Steven Wright: A Contemporary Philosopher

These are among my favorites from Steven Wright’s observations:

1. You can’t have everything. Where would you put it?

2. I was once walking through the forest alone, and a tree fell right in front of me—and I didn’t hear it.

3. One time, the police stopped me for speeding, and they said, “Don’t you know the speed limit is 55 miles an hour?” I said, “Yeah, I know, but I wasn’t gonna be out that long.”

4. For my birthday, I got a humidifier and a dehumidifier… put ’em in the same room. Let ’em fight it out.

5. Right now I’m having amnesia and deja vu at the same time.

6. I’m planning a trip to Spain. So I bought an album that teaches you the language. Put the album on, you put headphones on, you learn the language while you’re sleeping. During the night, the record skipped. I get up the next day, I could only stutter in Spanish.

7. One night, I stayed up all night playing poker with Tarot cards. I got a full house and four people died.

8. I broke a mirror in my house. I’m supposed to get seven years bad luck, but my lawyer thinks he can get me five.

9. I like to reminisce with people I don’t know. Granted, it takes longer.

10. I like to fill my tub up with water, then turn the shower on and act like I’m in a submarine that’s been hit.

11. You know when you’re sitting on a chair, and you lean back so you’re just on two legs, and then you lean too far and you almost fall over, but just at the last second you catch yourself? I feel like that all the time.

12. I have map of the United States, it’s actual size. It says one mile=one mile.

13. I got up the other day and everything in my apartment had been stolen and replaced with an exact replica.

14. I’ve been doing a lot of painting lately. Abstract painting—extremely abstract. No brush, no canvas. I just think about it.

15. One time I went to a museum where all the work was done by children. They had all the paintings up on refrigerators.

16. I like my dental hygienist. I think she’s very pretty. So whenever I go to have my teeth cleaned, while I’m in the waiting room I eat an entire box of Oreo cookies.

17. The early bird may get the worm but the second mouse gets the cheese.

18. I went into a place to eat, it said “breakfast anytime.” So I ordered French toast during the Renaissance.

19. How do you know when the invisible ink runs out?

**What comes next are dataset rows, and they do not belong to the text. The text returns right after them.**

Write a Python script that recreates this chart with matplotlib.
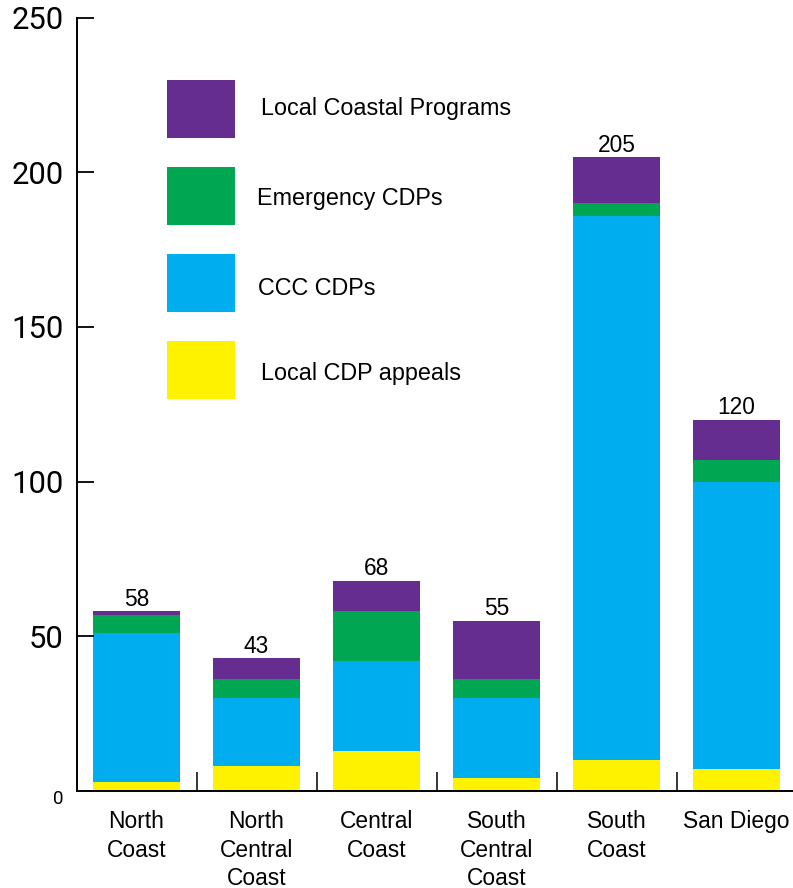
import matplotlib
matplotlib.use("Agg")
import matplotlib.pyplot as plt
from matplotlib.patches import Rectangle
from matplotlib.ticker import FixedLocator

regions = ["North\nCoast", "North\nCentral\nCoast", "Central\nCoast",
           "South\nCentral\nCoast", "South\nCoast", "San Diego"]

# stacked from the bottom up
local_appeals = [3, 8, 13, 4, 10, 7]
ccc_cdps = [48, 22, 29, 26, 176, 93]
emergency_cdps = [6, 6, 16, 6, 4, 7]
lcps = [1, 7, 10, 19, 15, 13]

series = [
    ("Local CDP appeals", local_appeals, "#FFF200"),
    ("CCC CDPs", ccc_cdps, "#00AEEF"),
    ("Emergency CDPs", emergency_cdps, "#00A651"),
    ("Local Coastal Programs", lcps, "#662D91"),
]

text_font = "Liberation Sans"
num_font = "Roboto"

fig = plt.figure(figsize=(7.93, 8.88), dpi=100)
ax = fig.add_axes([76.5 / 793, 1 - 790.8 / 888, 1 - 76.5 / 793, (790.8 - 17.7) / 888])

x = list(range(len(regions)))
bottom = [0] * len(regions)
for name, vals, color in series:
    ax.bar(x, vals, width=0.725, bottom=bottom, color=color, linewidth=0)
    bottom = [b + v for b, v in zip(bottom, vals)]

# totals above each stack
for xi, total in zip(x, bottom):
    ax.annotate(str(total), (xi, total), xytext=(0, 3.8), textcoords="offset points",
                ha="center", va="baseline", fontsize=16.4, family=text_font)

ax.set_xlim(-0.5, 5.47)
ax.set_ylim(0, 250)

for side in ("top", "right"):
    ax.spines[side].set_visible(False)
for side in ("left", "bottom"):
    ax.spines[side].set_linewidth(1.4)

ax.set_yticks([50, 100, 150, 200, 250])
ax.tick_params(axis="y", direction="in", length=12.2, width=1.3, pad=9.5,
               labelsize=22.3)
for lab in ax.get_yticklabels():
    lab.set_family(num_font)
# smaller zero label sits below the corner
ax.annotate("0", xy=(0, 0), xycoords=("axes fraction", "data"),
            xytext=(-13.3, -9.4), textcoords="offset points",
            ha="center", va="baseline", fontsize=13.5, family=num_font)

ax.set_xticks(x)
ax.set_xticklabels(regions, family=text_font, fontsize=16.4, linespacing=1.3)
ax.tick_params(axis="x", which="major", length=0, pad=14)
ax.xaxis.set_minor_locator(FixedLocator([i + 0.5 for i in range(len(regions) - 1)]))
ax.tick_params(axis="x", which="minor", direction="in", length=13.7, width=1.1)

# legend drawn as a column of swatches
swatch_bottoms = [399, 312, 225, 138]
label_baselines = [380, 295, 205, 115]
label_lefts = [260.7, 257.7, 256.7, 260.7]
for (name, vals, color), yb, yt, xl in zip(series, swatch_bottoms, label_baselines, label_lefts):
    fig.patches.append(Rectangle((167 / 793, 1 - yb / 888), 68 / 793, 58 / 888,
                                 transform=fig.transFigure, facecolor=color,
                                 linewidth=0))
    fig.text(xl / 793, 1 - yt / 888, name, ha="left", va="baseline",
             fontsize=16.8, family=text_font)

fig.savefig("out.png", dpi=100)
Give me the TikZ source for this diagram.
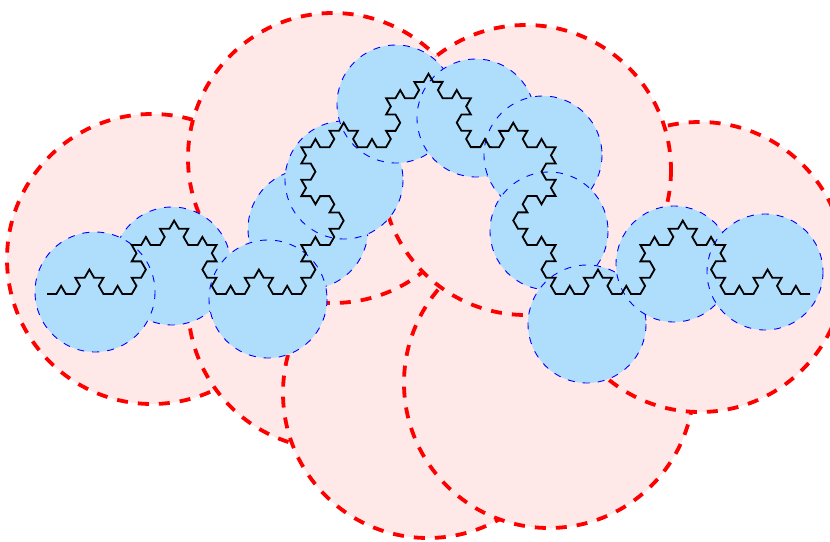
\documentclass[tikz,border=0pt]{standalone}
\usetikzlibrary{decorations.fractals}
\definecolor{pinkfill}{RGB}{255,232,232}
\definecolor{bluefill}{RGB}{175,222,252}
\begin{document}
\begin{tikzpicture}[x=1pt,y=-1pt,
  bigdisc/.style={fill=pinkfill, draw=red, line width=3.8pt, dash pattern=on 11pt off 10pt},
  smalldisc/.style={fill=bluefill, draw=blue, line width=0.9pt, dash pattern=on 7pt off 8pt},
  koch/.style={draw=black, line width=1.8pt, line join=miter, decoration=Koch snowflake}]
\useasboundingbox (0,0) rectangle (830,541);
\fill[white] (0,0) rectangle (830,541);
% large covering discs
\path[bigdisc] (152,259) circle[radius=145];
\path[bigdisc] (333,304) circle[radius=145];
\path[bigdisc] (428,393) circle[radius=145];
\path[bigdisc] (549,383) circle[radius=145];
\path[bigdisc] (700,267) circle[radius=145];
\path[bigdisc] (333,158) circle[radius=145];
\path[bigdisc] (526,170) circle[radius=145];
% small covering discs
\path[smalldisc] (172,266) circle[radius=59];
\path[smalldisc] (95,292) circle[radius=60];
\path[smalldisc] (308,229) circle[radius=60];
\path[smalldisc] (268,299) circle[radius=59];
\path[smalldisc] (344,180) circle[radius=59];
\path[smalldisc] (396,104) circle[radius=59];
\path[smalldisc] (476,118) circle[radius=59];
\path[smalldisc] (543,155) circle[radius=59];
\path[smalldisc] (549,231) circle[radius=59];
\path[smalldisc] (587,324) circle[radius=59];
\path[smalldisc] (674,264) circle[radius=58];
\path[smalldisc] (765,272) circle[radius=58];
% Koch curve
\coordinate (kA) at (47,294);
\coordinate (kB) at (810,294);
\draw[koch] decorate{decorate{decorate{decorate{ (kA) -- (kB) }}}};
\end{tikzpicture}
\end{document}
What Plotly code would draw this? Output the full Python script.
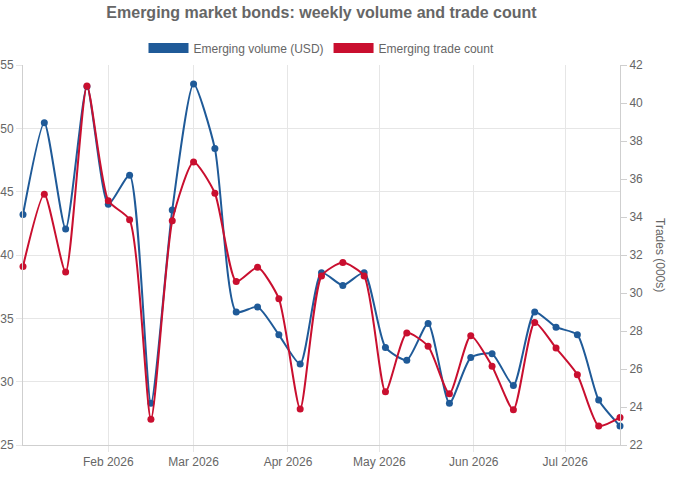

20. I have two very rare photographs. One is a picture of Houdini locking his keys in his car. The other one is a rare photograph of Norman Rockwell beating up a child.

21. The Stones—I love the Stones. I can’t believe they’re still doing it after all these years. I watch ’em whenever I can. Fred, Barney…

22. Friday I was in a bookstore. I started talking to this very French-looking girl. She was a bilingual illiterate—she couldn’t read in two different languages.

23. The great thing about being a hermit is that there’s no peer pressure.

24. For a while I lived in Vermont with a guy named Winny. We lived in a house that ran on static electricity. If we wanted to cook something, we had to take a sweater off real quick. If we wanted to run a blender, we had to rub balloons on our head.

25. The ice cream truck in my neighborhood plays “Helter Skelter.”